- Nigeria’s External Reserves Drop to Seven-Month Low
The Nigerian foreign exchange reserves have declined to a seven-month low, dropping $1.102 billion in the last two weeks, according to the Central Bank of Nigeria.
The reserves, which was $44.30 billion on September 28, declined from $44.02 billion on October 2 to $43 billion on October 15.
In the last five months, the reserves have dropped $4.86 billion from the $47.865 billion recorded on May 10.
The International Monetary Fund warned the Federal Government to be cautious about the use of its foreign exchange reserves, saying global oil prices could moderate at any time depending on when US-Iran reached an agreement and global trade war abate.

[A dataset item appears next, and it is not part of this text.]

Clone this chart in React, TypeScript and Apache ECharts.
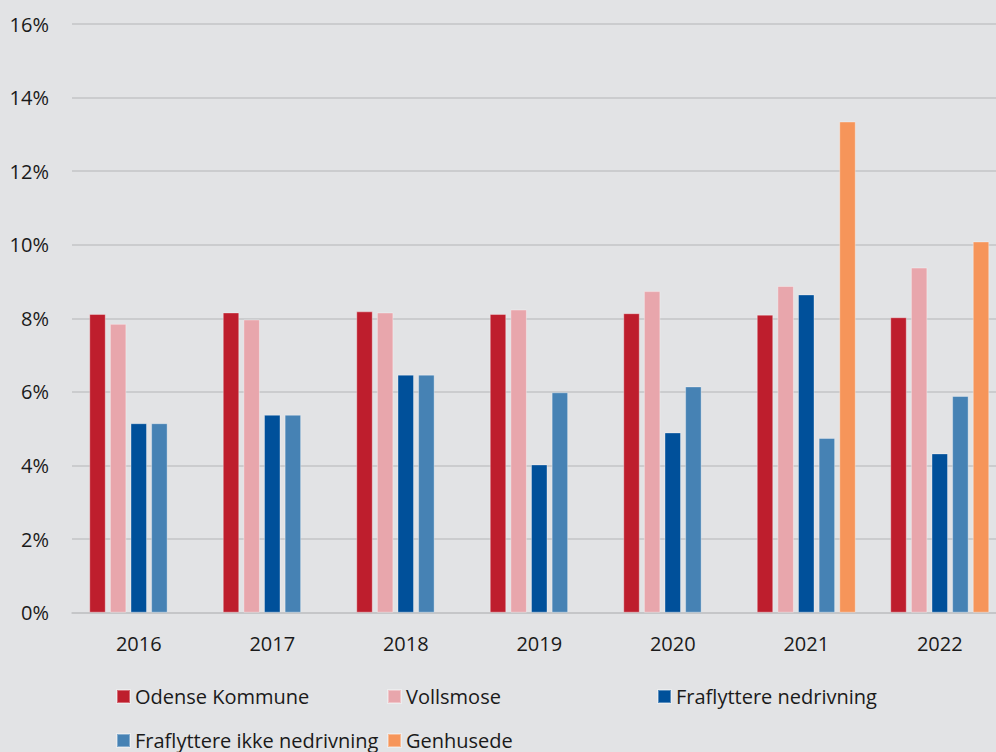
import React, { useEffect, useRef } from "react";
import * as echarts from "echarts";

const years = ["2016", "2017", "2018", "2019", "2020", "2021", "2022"];
const odense = [8.12, 8.16, 8.19, 8.12, 8.14, 8.1, 8.03];
const vollsmose = [7.85, 7.97, 8.16, 8.24, 8.74, 8.88, 9.38];
const nedrivning = [5.15, 5.38, 6.47, 4.03, 4.9, 8.65, 4.33];
const ikkeNedrivning = [5.15, 5.38, 6.47, 5.99, 6.15, 4.75, 5.89];
const genhusede = [null, null, null, null, null, 13.35, 10.09];

const seriesNames = [
  "Odense Kommune",
  "Vollsmose",
  "Fraflyttere nedrivning",
  "Fraflyttere ikke nedrivning",
  "Genhusede",
];
const seriesData = [odense, vollsmose, nedrivning, ikkeNedrivning, genhusede];
const colors = ["#BE1E2D", "#E8A6AC", "#00509A", "#4682B4", "#F6955A"];
const legendPos = [
  { left: 116, top: 686 },
  { left: 387, top: 686 },
  { left: 657, top: 686 },
  { left: 116, top: 730 },
  { left: 387, top: 730 },
];

const FONT = "'Open Sans', 'Noto Sans', sans-serif";
const TEXT = "#1a1a1a";

export default function App() {
  const ref = useRef<HTMLDivElement>(null);
  useEffect(() => {
    if (!ref.current) return;
    const chart = echarts.init(ref.current, undefined, { renderer: "svg" });
    chart.setOption({
      animation: false,
      backgroundColor: "#E2E3E5",
      textStyle: { fontFamily: FONT, color: TEXT },
      grid: {
        left: 72,
        right: 0.5,
        top: 24,
        bottom: 139.3,
        containLabel: false,
        outerBoundsMode: "none",
      },
      xAxis: {
        type: "category",
        data: years,
        axisLine: { show: true, lineStyle: { color: "#C3C4C6", width: 1.5 } },
        axisTick: { show: false },
        axisLabel: { color: TEXT, fontSize: 20, fontFamily: FONT, margin: 21 },
      },
      yAxis: {
        type: "value",
        min: 0,
        max: 16,
        interval: 2,
        axisLine: { show: false },
        axisTick: { show: false },
        splitLine: { lineStyle: { color: "#C3C4C6", width: 1.5 } },
        axisLabel: {
          color: TEXT,
          fontSize: 20,
          fontFamily: FONT,
          margin: 23,
          formatter: "{value}%",
        },
      },
      legend: seriesNames.map((n, i) => ({
        data: [n],
        left: legendPos[i].left,
        top: legendPos[i].top,
        padding: 0,
        icon: "rect",
        itemWidth: 13,
        itemHeight: 13,
        textStyle: { fontSize: 20, fontFamily: FONT, color: TEXT, lineHeight: 21 },
        selectedMode: false,
      })),
      series: seriesNames.map((n, i) => ({
        name: n,
        type: "bar",
        data: seriesData[i],
        barWidth: 16.5,
        barGap: "25%",
        itemStyle: {
          color: colors[i],
          borderColor: "rgba(255,255,255,0.35)",
          borderWidth: 1,
        },
      })),
    });
    return () => chart.dispose();
  }, []);
  return (
    <div
      style={{
        position: "fixed",
        left: 0,
        top: 0,
        width: 996,
        height: 752,
        overflow: "hidden",
        background: "#E2E3E5",
      }}
    >
      <div ref={ref} style={{ width: 1007, height: 752 }} />
    </div>
  );
}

The IMF, in its Regional Economic Outlook, published last week, said tighter global financial conditions due to monetary policy normalisation in advanced economies or a change in investors’ sentiment could constrain financing and growth for most sub-Saharan African countries.
“Higher US interest rates and a stronger dollar also heighten risks, as observed historically in emerging and developing economies. In particular, the probability of a large reversal in foreign flows in sub-Saharan Africa is significantly higher the US interest rates go up,” the fund stated.
However, the Director, Corporate Communications, CBN, Mr Isaac Okorafor, explained that higher yields in the United States is the reason for falling foreign reserves as investors that previously jumped on emerging economies for interest rates are now going back for better opportunities.
“The drop in our forex reserves is basically as a result of the capital flow reversals arising from rising interest rates in the United States. You will recall that the Federal Reserve has been raising rates and has even given guidance that this would continue in the near term,” he added.